§ **Requirement**
Could the lines from the start of the data through the line with "var chartTitle = 'TM Ice';" be set down exactly, with no pictures among them?

** start **

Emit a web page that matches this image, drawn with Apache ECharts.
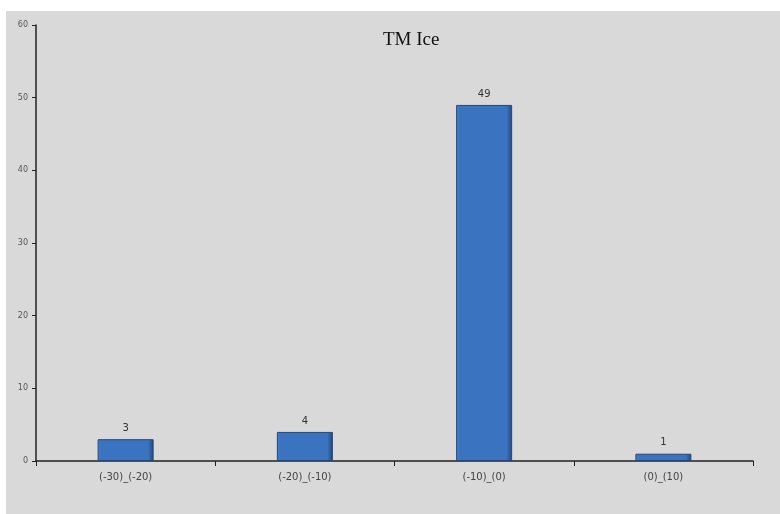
<!DOCTYPE html>
<html>
<head>
<meta charset="utf-8">
<script src="https://cdn.jsdelivr.net/npm/echarts@6/dist/echarts.min.js"></script>
<style>
html,body{margin:0;padding:0;background:#fff;}
#c{width:780px;height:514px;}
</style>
</head>
<body>
<div id="c"></div>
<script>
var categories = ['(-30)_(-20)', '(-20)_(-10)', '(-10)_(0)', '(0)_(10)'];
var counts = [3, 4, 49, 1];
var yTicks = { min: 0, max: 60, interval: 10 };
var chartTitle = 'TM Ice';

var chart = echarts.init(document.getElementById('c'), null, { renderer: 'canvas' });
chart.setOption({
  backgroundColor: '#ffffff',
  animation: false,
  graphic: [{
    type: 'rect', z: -10, silent: true,
    shape: { x: 6, y: 11, width: 774, height: 503 },
    style: { fill: '#d9d9d9' }
  }],
  title: {
    text: chartTitle,
    left: 378, top: 26,
    textStyle: { fontFamily: 'Liberation Serif', fontWeight: 'normal', fontSize: 19, color: '#111' }
  },
  grid: { left: 36, right: 27, top: 25, bottom: 53, containLabel: false },
  xAxis: {
    type: 'category',
    data: categories,
    axisLine: { lineStyle: { color: '#222', width: 1.5 } },
    axisTick: { show: true, length: 5, lineStyle: { color: '#222' } },
    axisLabel: { fontFamily: 'DejaVu Sans', fontSize: 10, color: '#444', margin: 11 },
    splitLine: { show: false }
  },
  yAxis: {
    type: 'value',
    min: yTicks.min, max: yTicks.max, interval: yTicks.interval,
    axisLine: { show: true, lineStyle: { color: '#222', width: 1.5 } },
    axisTick: { show: true, length: 4, lineStyle: { color: '#222' } },
    axisLabel: { fontFamily: 'DejaVu Sans', fontSize: 8, color: '#555', margin: 8 },
    splitLine: { show: false }
  },
  series: [{
    type: 'bar',
    data: counts,
    barWidth: 56,
    itemStyle: {
      color: new echarts.graphic.LinearGradient(0, 0, 1, 0, [
        { offset: 0, color: '#4a84cf' },
        { offset: 0.06, color: '#3a74c0' },
        { offset: 0.9, color: '#3a74c0' },
        { offset: 1, color: '#22477a' }
      ]),
      borderColor: '#24467a',
      borderWidth: 1
    },
    label: {
      show: true, position: 'top', distance: 6,
      fontFamily: 'DejaVu Sans', fontSize: 10, color: '#333'
    }
  }]
});
</script>
</body>
</html>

** end **

§ **Solution below**
Emit a web page that matches this image, drawn with Apache ECharts.
<!DOCTYPE html>
<html>
<head>
<meta charset="utf-8">
<script src="https://cdn.jsdelivr.net/npm/echarts@6/dist/echarts.min.js"></script>
<style>
html,body{margin:0;padding:0;background:#fff;}
#c{width:780px;height:514px;}
</style>
</head>
<body>
<div id="c"></div>
<script>
var categories = ['(-30)_(-20)', '(-20)_(-10)', '(-10)_(0)', '(0)_(10)'];
var counts = [3, 4, 49, 1];
var yTicks = { min: 0, max: 60, interval: 10 };
var chartTitle = 'TM Ice';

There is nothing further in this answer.